Information provided.
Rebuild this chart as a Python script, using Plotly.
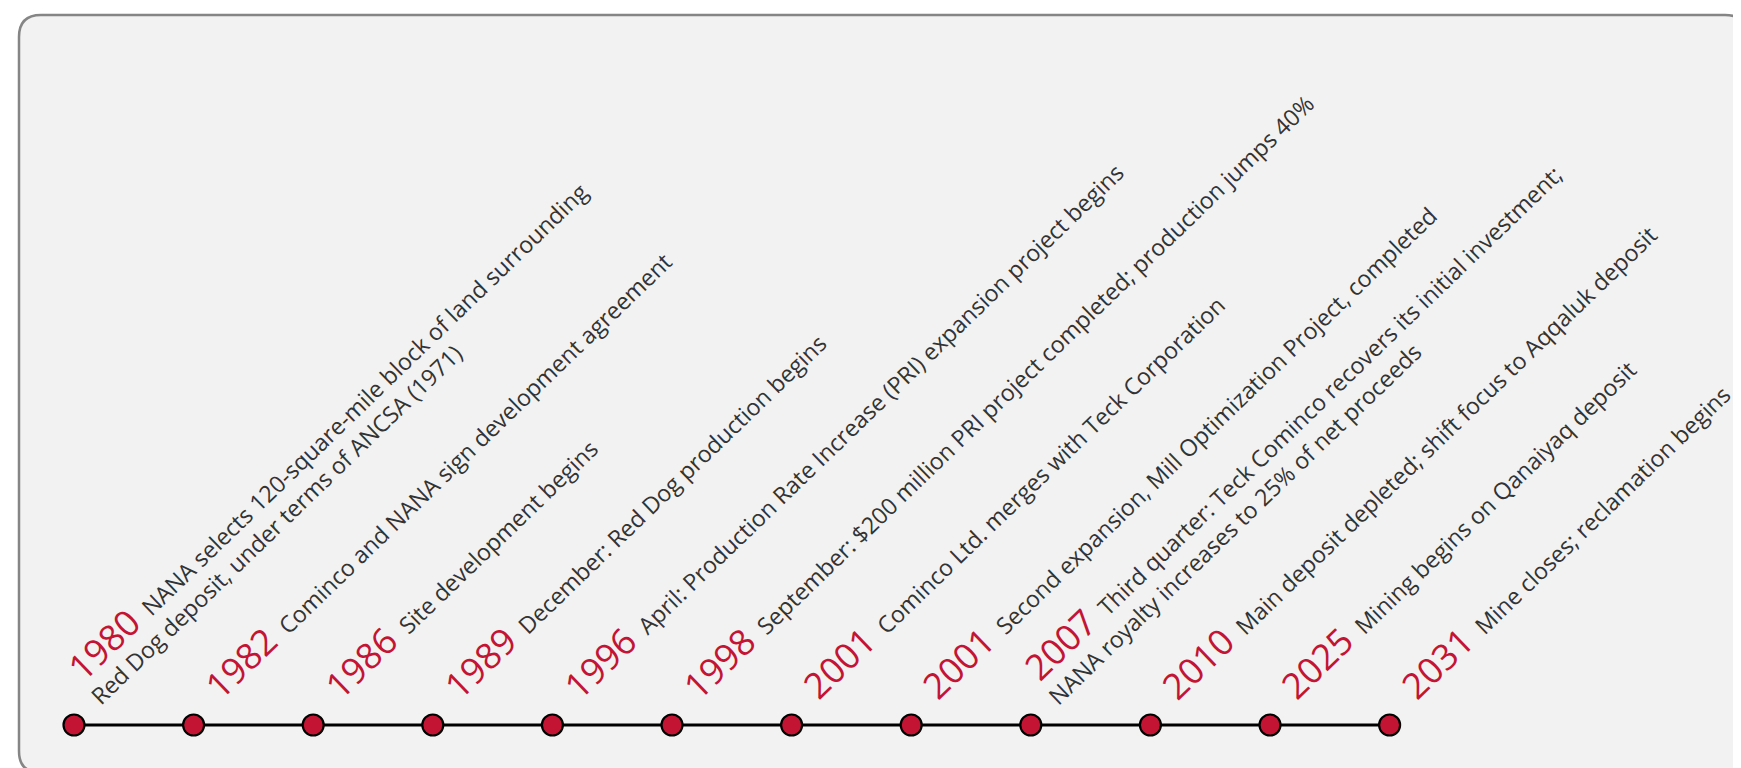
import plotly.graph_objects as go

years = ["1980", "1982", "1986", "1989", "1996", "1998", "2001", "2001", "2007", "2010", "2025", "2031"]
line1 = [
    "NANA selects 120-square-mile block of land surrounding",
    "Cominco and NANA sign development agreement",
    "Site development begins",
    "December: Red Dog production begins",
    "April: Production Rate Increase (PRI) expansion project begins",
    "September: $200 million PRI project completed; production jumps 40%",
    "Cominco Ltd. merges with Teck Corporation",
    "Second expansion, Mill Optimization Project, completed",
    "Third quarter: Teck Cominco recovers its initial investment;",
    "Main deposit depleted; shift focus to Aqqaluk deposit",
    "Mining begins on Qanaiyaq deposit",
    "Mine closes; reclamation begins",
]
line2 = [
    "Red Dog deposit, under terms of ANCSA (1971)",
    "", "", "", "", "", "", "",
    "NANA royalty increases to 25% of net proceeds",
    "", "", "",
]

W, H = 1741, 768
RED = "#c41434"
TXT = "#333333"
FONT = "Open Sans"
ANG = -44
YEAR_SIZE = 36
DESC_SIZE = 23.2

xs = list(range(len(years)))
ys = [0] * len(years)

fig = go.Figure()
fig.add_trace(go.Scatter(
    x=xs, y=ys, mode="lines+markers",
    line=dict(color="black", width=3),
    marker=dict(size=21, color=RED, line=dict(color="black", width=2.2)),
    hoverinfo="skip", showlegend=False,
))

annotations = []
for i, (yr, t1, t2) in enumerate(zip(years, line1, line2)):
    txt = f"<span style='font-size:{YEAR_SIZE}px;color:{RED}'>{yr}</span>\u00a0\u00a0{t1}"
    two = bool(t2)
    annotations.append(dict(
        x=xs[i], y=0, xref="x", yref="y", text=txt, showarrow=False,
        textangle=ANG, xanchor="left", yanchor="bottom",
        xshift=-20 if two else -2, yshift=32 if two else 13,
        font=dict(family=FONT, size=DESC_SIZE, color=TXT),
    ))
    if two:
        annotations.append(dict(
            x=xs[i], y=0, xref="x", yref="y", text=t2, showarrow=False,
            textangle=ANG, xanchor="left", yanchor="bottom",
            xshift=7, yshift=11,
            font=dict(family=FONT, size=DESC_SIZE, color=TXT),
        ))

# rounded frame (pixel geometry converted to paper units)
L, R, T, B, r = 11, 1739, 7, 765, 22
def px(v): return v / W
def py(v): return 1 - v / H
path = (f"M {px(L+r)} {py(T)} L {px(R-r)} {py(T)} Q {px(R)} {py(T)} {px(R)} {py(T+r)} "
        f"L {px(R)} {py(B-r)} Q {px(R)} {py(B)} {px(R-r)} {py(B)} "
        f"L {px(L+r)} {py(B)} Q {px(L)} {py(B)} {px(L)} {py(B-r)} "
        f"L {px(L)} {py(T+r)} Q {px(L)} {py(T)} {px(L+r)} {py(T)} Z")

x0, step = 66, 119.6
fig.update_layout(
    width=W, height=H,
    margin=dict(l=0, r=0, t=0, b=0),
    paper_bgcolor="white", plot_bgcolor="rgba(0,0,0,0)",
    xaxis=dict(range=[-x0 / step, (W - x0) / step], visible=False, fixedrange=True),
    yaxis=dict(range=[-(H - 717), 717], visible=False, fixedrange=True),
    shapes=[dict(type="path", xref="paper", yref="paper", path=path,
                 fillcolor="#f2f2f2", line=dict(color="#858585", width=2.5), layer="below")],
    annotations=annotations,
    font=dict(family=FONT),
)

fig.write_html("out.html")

Short task. Copy nothing but the lines from the top of the material through the line holding "import plotly.graph_objects as go", exactly as written; omit pictures.

Complete answer.
Rebuild this chart as a Python script, using Plotly.
import plotly.graph_objects as go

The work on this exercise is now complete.